It was a frigid January day. We were in the middle of a cold spell and I was suffering from chronic nose bleeds. “Just lie down on your back and relax!” the school nurse would insist, as I’d glare up at her, feeling the blood slide down my nasal passage and down my throat. Needless to say, when I woke up that morning with my nose already fresh with blood, my mom didn’t hesitate to let me stay home from school. To this day, I’m not sure if my mom actually was concerned about my health, or if she just wanted my company. I guess I’ll never know for certain.
I only remember that day in what seems like suspended moments of reality, that when bounded together create some sort of warped memory. It’s funny how time plays tricks on what you remember. In fact, I read once that the more you try to recall a specific memory, the more your imagination distorts the memory. When I learned that I was crestfallen, because my memories are all I have to keep my mother’s legacy alive.
I was sitting on the couch that morning in an absent-minded daze watching Winnie the Pooh. My memory then jumps to me walking over to my mom in the kitchen. All morning she had been trying to clean the house, but here she was sitting on a kitchen chair, shoulders slumped, face expressionless. And I don’t remember how, but next thing I know my mom buried her face in my shoulder and just bawled, and bawled, and bawled. I held her head in my arms, unsure of what to say or what to do. It was the first time I had ever seen my mom cry. I turned my head in silence and continued to gaze at Winnie the Pooh. We stood there for quite some time, at least 15 – 20 minutes. Eventually my mom’s crying subsided, and next I remember following her upstairs to her room. As I was watching her through the doorway, my mom turned to me and confessed, “Grace, I’m not ready to die.” I don’t remember ever responding.

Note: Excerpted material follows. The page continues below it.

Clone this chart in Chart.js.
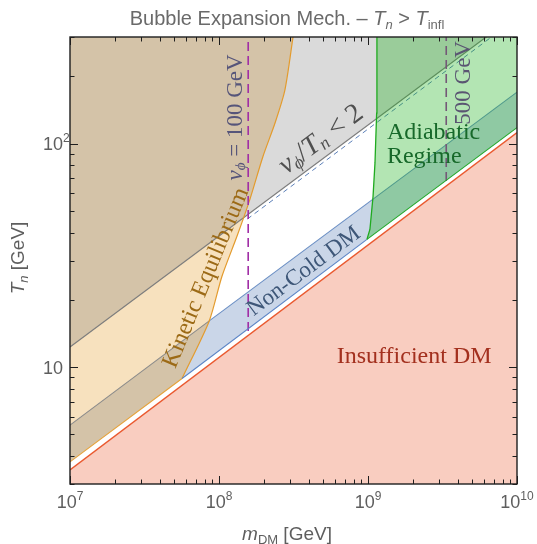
<!DOCTYPE html>
<html>
<head>
<meta charset="utf-8">
<title>Bubble Expansion Mech.</title>
<script src="https://cdn.jsdelivr.net/npm/chart.js@4.4.1/dist/chart.umd.min.js"></script>
<style>
  html, body { margin: 0; padding: 0; background: #fff; }
  #box { position: relative; width: 537px; height: 544px; }
</style>
</head>
<body>
<div id="box"><canvas id="plot"></canvas></div>
<script>
// axis ranges, GeV
const mRange = [1e7, 1e10];
const tRange = [3, 300];

// region boundaries, [m_DM, T_n]
const insufficientDM = [[1e7, 3.47], [1e10, 112]];
const lowerEdge = [[1e7, 3.77], [5.65e7, 8.9], [9.84e8, 37.3], [1e10, 118]];
const nonColdTop = [[1e7, 5.5], [8.6e7, 16.1], [1e10, 170]];
const vOverT2 = [[1e7, 12.3], [1e10, 380]];
const vOverT2Dashed = [[1.55e8, 46], [1e10, 365]];
const kineticEdge = [[5.65e7, 8.9], [8.6e7, 16.1], [1.047e8, 25.5], [1.32e8, 38.5], [1.61e8, 56.2],
  [1.97e8, 87.4], [2.38e8, 124], [2.77e8, 174], [3.14e8, 300]];
const adiabaticEdge = [[9.84e8, 37.3], [1.03e9, 41.3], [1.081e9, 58], [1.114e9, 82], [1.143e9, 137], [1.148e9, 300]];
const vPhiMass = [1.57e8, 3.35e9];
const vPhiFloor = [14.5, 68];

// ticks
const xDecades = [1e7, 1e8, 1e9, 1e10];
const xExponents = ['7', '8', '9', '10'];
const yDecades = [10, 100];
const yLabels = [['10', ''], ['10', '2']];
const minorSteps = [2, 3, 4, 5, 6, 7, 8, 9];

const SANS = '"Liberation Sans", Arial, sans-serif';
const SERIF = '"Liberation Serif", "Times New Roman", serif';

const pts = arr => arr.map(([x, y]) => ({x, y}));

function area(points, color, fill) {
  return {data: pts(points), fill: fill || 'shape', backgroundColor: color, borderWidth: 0, pointRadius: 0};
}
function line(points, color, width, dash) {
  return {data: pts(points), fill: false, borderColor: color, borderWidth: width, borderDash: dash || [], pointRadius: 0};
}

const segColor = colors => ({borderColor: c => colors[c.p0DataIndex]});
const shade = 'rgba(94,94,94,0.23)';

// bottom to top
const layers = [
  area([...insufficientDM, [mRange[1], tRange[0]], [mRange[0], tRange[0]]], '#f9cdc0'),
  area([lowerEdge[0], ...kineticEdge, [mRange[0], tRange[1]]], '#f7e1be'),
  area(vOverT2, shade, 'end'),
  // non-cold band: inside kinetic region it looks like the grey shade
  area([lowerEdge[0], kineticEdge[0], kineticEdge[1], nonColdTop[0]], shade),
  area([kineticEdge[0], lowerEdge[2], lowerEdge[3], nonColdTop[2], nonColdTop[1]], 'rgba(43,91,163,0.25)'),
  line(vOverT2, '#7d7d7d', 1.2),
  Object.assign(line(nonColdTop, '#6b8fc4', 1.1), {segment: segColor(['#8a8a8a', '#6b8fc4'])}),
  line(vOverT2Dashed, '#5b7fb8', 1, [5, 4]),
  Object.assign(line(kineticEdge, '#e39b2d', 1.2), {tension: 0.25}),
  line([[vPhiMass[0], vPhiFloor[0]], [vPhiMass[0], tRange[1]]], '#a12ea6', 1.6, [9, 5]),
  line([[vPhiMass[1], vPhiFloor[1]], [vPhiMass[1], tRange[1]]], '#a12ea6', 1.6, [9, 5]),
  area([...adiabaticEdge, [mRange[1], tRange[1]], lowerEdge[3]], 'rgba(25,176,25,0.33)'),
  line(adiabaticEdge, '#1faa1f', 1.3),
  Object.assign(line(lowerEdge, '#5a84c6', 1.1), {segment: segColor(['#e5a23a', '#5a84c6', '#22a82a'])}),
  line(insufficientDM, '#ea5a30', 1.3)
];

// draw a row of text pieces with mixed fonts
function runs(ctx, parts, x, y, angle, align, color) {
  ctx.save();
  ctx.translate(x, y);
  ctx.rotate(angle || 0);
  let w = 0;
  parts.forEach(p => { ctx.font = p.f; p.w = ctx.measureText(p.t).width; w += p.w; });
  let cx = align === 'left' ? 0 : align === 'right' ? -w : -w / 2;
  parts.forEach(p => {
    ctx.font = p.f;
    ctx.fillStyle = p.c || color;
    ctx.fillText(p.t, cx, p.dy || 0);
    cx += p.w;
  });
  ctx.restore();
}

const decor = {
  id: 'decor',
  afterDraw(chart) {
    const {ctx, chartArea: a, scales: {x, y}} = chart;
    const px = v => x.getPixelForValue(v), py = v => y.getPixelForValue(v);
    const lineAngle = Math.atan2(py(vOverT2[1][1]) - py(vOverT2[0][1]), px(vOverT2[1][0]) - px(vOverT2[0][0]));
    const serif = s => s + 'px ' + SERIF, iserif = s => 'italic ' + s + 'px ' + SERIF;
    const sans = s => s + 'px ' + SANS, isans = s => 'italic ' + s + 'px ' + SANS;

    // region labels
    ctx.textBaseline = 'middle';
    runs(ctx, [{t: 'Insufficient DM', f: serif(24)}], px(2.04e9), py(11.1), 0, 'center', '#a3301e');
    runs(ctx, [{t: 'Kinetic Equilibrium', f: serif(24)}], px(8.2e7), py(25.1), -67.6 * Math.PI / 180, 'center', '#9c6a16');
    runs(ctx, [{t: 'Non-Cold DM', f: serif(23)}], px(3.72e8), py(26.8), lineAngle, 'center', '#3e5778');
    runs(ctx, [
      {t: 'v', f: iserif(28)}, {t: 'ϕ', f: iserif(18), dy: 6}, {t: '/', f: serif(28)},
      {t: 'T', f: iserif(28)}, {t: 'n', f: iserif(18), dy: 6}, {t: ' < 2', f: serif(28)}
    ], px(4.69e8) + 2, py(100) - 4, lineAngle, 'center', '#4f4f4f');
    runs(ctx, [
      {t: 'v', f: iserif(23)}, {t: 'ϕ', f: iserif(15), dy: 5}, {t: ' = 100 GeV', f: serif(23)}
    ], px(1.30e8), py(131), -Math.PI / 2, 'center', '#56557a');
    runs(ctx, [{t: '500 GeV', f: serif(23)}], px(4.4e9), py(187), -Math.PI / 2, 'center', '#5a5572');
    ctx.textBaseline = 'alphabetic';
    runs(ctx, [{t: 'Adiabatic', f: serif(24)}], px(1.34e9), py(105.3), 0, 'left', '#17692a');
    runs(ctx, [{t: 'Regime', f: serif(24)}], px(1.34e9), py(105.3) + 24, 0, 'left', '#17692a');

    // frame
    ctx.save();
    ctx.strokeStyle = '#1e1e1e';
    ctx.lineWidth = 1.4;
    ctx.strokeRect(a.left, a.top, a.right - a.left, a.bottom - a.top);

    // inward ticks on all four sides
    ctx.lineWidth = 1;
    const tickX = (v, len) => {
      const p = Math.round(px(v)) + 0.5;
      ctx.moveTo(p, a.bottom); ctx.lineTo(p, a.bottom - len);
      ctx.moveTo(p, a.top); ctx.lineTo(p, a.top + len);
    };
    const tickY = (v, len) => {
      const p = Math.round(py(v)) + 0.5;
      ctx.moveTo(a.left, p); ctx.lineTo(a.left + len, p);
      ctx.moveTo(a.right, p); ctx.lineTo(a.right - len, p);
    };
    ctx.beginPath();
    xDecades.forEach(d => {
      tickX(d, 8);
      minorSteps.forEach(k => { if (d * k < mRange[1]) tickX(d * k, 4.5); });
    });
    [1, 10, 100].forEach(d => minorSteps.forEach(k => {
      const v = d * k;
      if (v >= tRange[0] && v <= tRange[1]) tickY(v, 4.5);
    }));
    yDecades.forEach(d => tickY(d, 8));
    ctx.stroke();
    ctx.restore();

    // tick labels
    const grey = '#5e5e5e';
    xDecades.forEach((d, i) => {
      runs(ctx, [{t: '10', f: sans(18)}, {t: xExponents[i], f: sans(12), dy: -8}], px(d), 508, 0, 'center', grey);
    });
    yDecades.forEach((d, i) => {
      const yy = py(d) + 6.5;
      runs(ctx, [{t: yLabels[i][0], f: sans(18)}], 63, yy, 0, 'right', grey);
      if (yLabels[i][1]) runs(ctx, [{t: yLabels[i][1], f: sans(12), dy: -8}], 63, yy, 0, 'left', grey);
    });

    // titles
    runs(ctx, [
      {t: 'Bubble Expansion Mech. \u2013 ', f: sans(20)}, {t: 'T', f: isans(20)}, {t: 'n', f: isans(13), dy: 4},
      {t: ' > ', f: sans(20)}, {t: 'T', f: isans(20)}, {t: 'infl', f: sans(13), dy: 4}
    ], 287, 25, 0, 'center', '#6a6a6a');
    runs(ctx, [
      {t: 'm', f: isans(19)}, {t: 'DM', f: sans(13), dy: 4}, {t: ' [GeV]', f: sans(19)}
    ], 287, 540, 0, 'center', grey);
    runs(ctx, [
      {t: 'T', f: isans(19)}, {t: 'n', f: isans(13), dy: 4}, {t: ' [GeV]', f: sans(19)}
    ], 24, 258, -Math.PI / 2, 'center', grey);
  }
};

new Chart(document.getElementById('plot'), {
  type: 'line',
  data: {datasets: layers.slice().reverse()},
  options: {
    responsive: true,
    maintainAspectRatio: false,
    animation: false,
    events: [],
    layout: {padding: {left: 70, right: 20, top: 37, bottom: 60}},
    elements: {line: {tension: 0}},
    scales: {
      x: {type: 'logarithmic', min: mRange[0], max: mRange[1], display: false},
      y: {type: 'logarithmic', min: tRange[0], max: tRange[1], display: false}
    },
    plugins: {legend: {display: false}, tooltip: {enabled: false}}
  },
  plugins: [decor]
});
</script>
</body>
</html>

She died a few weeks later.
Fifteen years ago today my mother passed away on a sunny Thursday afternoon in February, surrounded by her close family and friends. As time just speeds by me like a whirlwind, I desperately try to hold on to all I can of what I can remember about my mom. However that memory of my mom, realizing in front of me her limited mortality, has haunted me all my life. In that moment she reminded me of that blog post by a woman named Meredith, a mom suffering from metastatic breast cancer, wrote for her daughter Niomi, as she was trying to come to terms with the fact that she would probably never witness her daughter date boys, or have her period, or get married. She was attempting to cope, knowing damn well that her daughter would grow up without her mother. I think my mom was coping with similar emotions, and those emotions were ripping her apart. And as much as witnessing her breakdown tears me to shreds, I can only be gracious that my mom was able to be strong enough to show me her vulnerability. My mom was tough as nails.
To be honest, my eyes are quivering in tears and my heart rate is racing at the thought of publishing this post for all of you to read. I’m fighting back my nerves to unveil this story because I need to reveal the roots of why I abhor the messages of hope and optimism surrounding the pink-ribbon breast cancer awareness movement. I can’t expect the majority of you to relate, but I need you all to try and understand.
Sometimes on car drives home from work, or when I’m sitting outside the front steps of my childhood house, or when my body is drifting off to sleep at night, I try to imagine what my mom would think of me now. I’m not sure if I embody the woman she imagined me becoming, in her moment of weakness in the kitchen. I can only hope I am the strong and self-assured woman she would have wanted me to be. I can only hope that her courage is what’s prompting me to continue writing and fighting for what I believe to be just. I can only hope, because I guess I’ll never know for certain.
Rest In Peace Susan Marie Shevlin Slawski, you’re gone but you’re never forgotten.